Lead Review

  • Book: Close to Home
  • Location: Oxford
  • Author: Cara Hunter

Review Author: tripfiction

Location

Content

#FindDaisy

Ian Rankin, who never gives quotes, has described this book as ‘a gripping, mazey story’.

Eight year old Daisy Mason has gone missing and is presumed dead by the investigating team, and increasingly by the vocal Twitter debate raging in the background.

Her parents were having a party in the garden, with many of the neighbours invited. The accompanying children were to come in fancy dress, and Daisy – true to her name – was seemingly due to attend in a daisy costume. Or was she? People believe they saw her there, her parents confirm her return from school shortly before the start of the party…but the people who actually saw her are hard to track down.

The family dynamics are probed, and her father Barry, mother Sharon and brother Leo do not withstand too much scrutiny – Barry is sly and perhaps unfaithful, and there is a whiff of child abuse; Sharon is most concerned with how she is perceived, a true social climber; and Leo is a young man who clearly has issues. Flashbacks also show that Daisy isn’t the delightful child one might imagine. A manipulative young lady living in an über-tidy daisy-themed bedroom could get the most amateur of Freudians hypothesising….

The Mason family is not a wholesome example of family values.
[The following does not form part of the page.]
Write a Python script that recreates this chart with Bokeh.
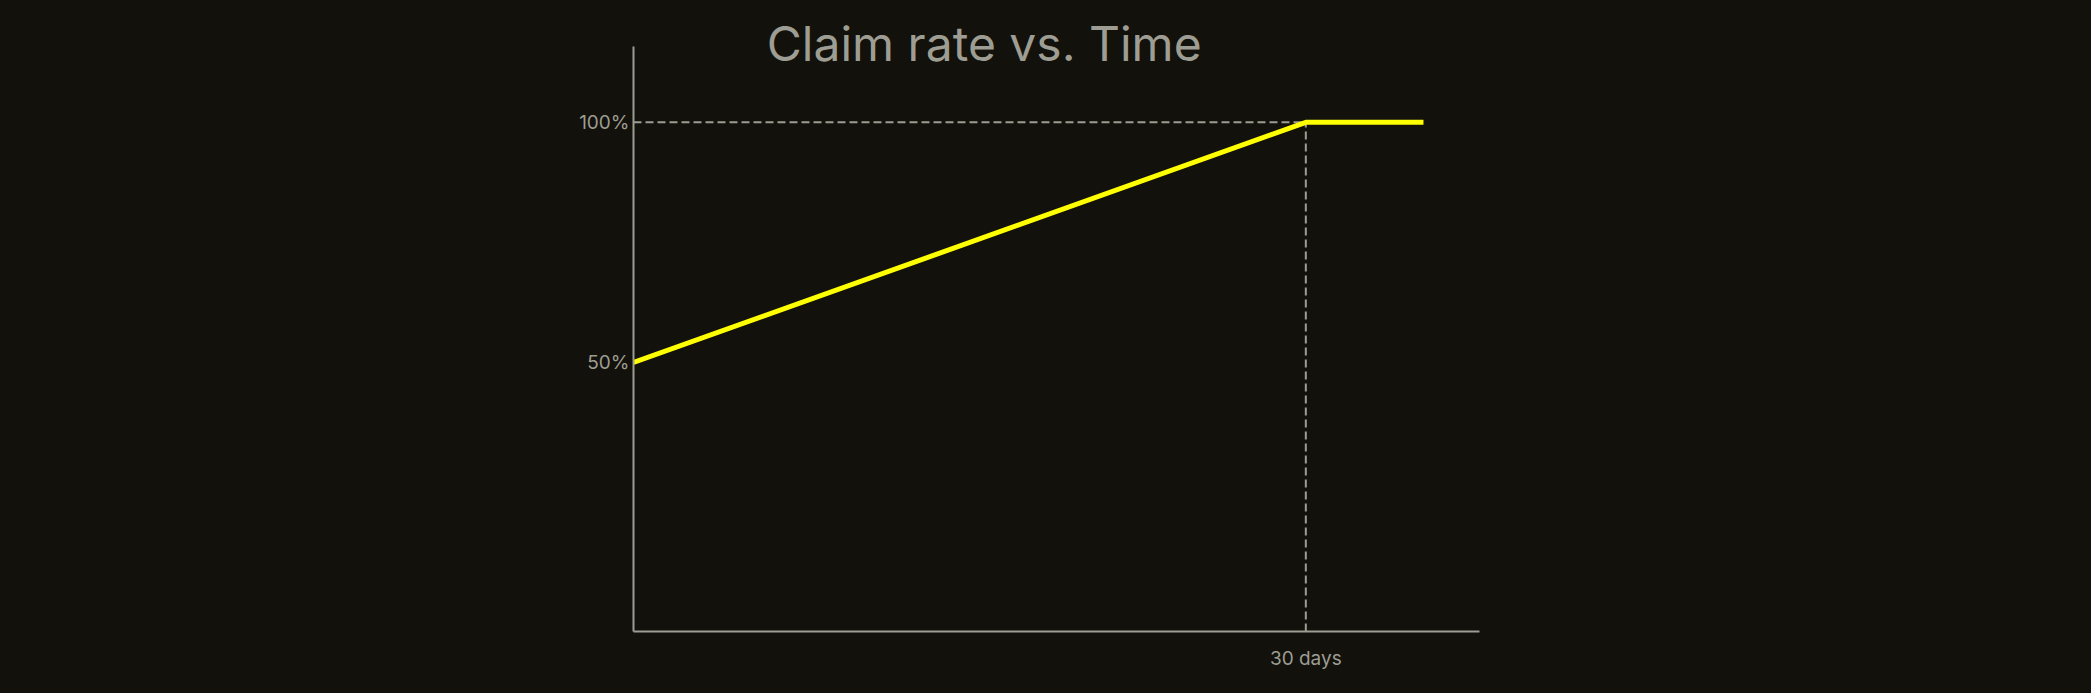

The author clearly must have had fun dreaming up the essentially rather loathsome adults, but by not giving them some quirks and foibles, they are a little too simple and two dimensional, and just too easy to dislike. A little more complexity would have worked wonders for me. In DI Adam Fawley by contrast, Cara Hunter has created a more sympathetic and rounded man, deeply wounded, as he tries to recover from the fairly recent bereavement of his own son, Jake.

The author is incredibly adept at leading the reader through the “mazey” investigation, sliding in clues, and keeping her storyline pitch perfect. The narrative swings this way and that, all at a manageable pace, with a twist at the end.

In the Acknowledgements the author says of the Oxford location: Oxford must be one of the most fictionalised cities in the world, so you can imagine my trepidation in daring to add to the number of novels – and specifically crime novels written about the place I’m lucky enough to live in. I hope the Oxford of Close to Home will ring true to anyone who knows it, and my readers will certainly be able to find many of the roads and buildings I mention on a map of the city – though it is also worth noting that many of the side streets and other specific locations are my own invention.

This is a featured read in the Spring 2018 of the Richard and Judy Book Club and well deserves its place. I very much look forward to DI Adam Fawley thriller 2 – In the Dark – coming out in July 2018.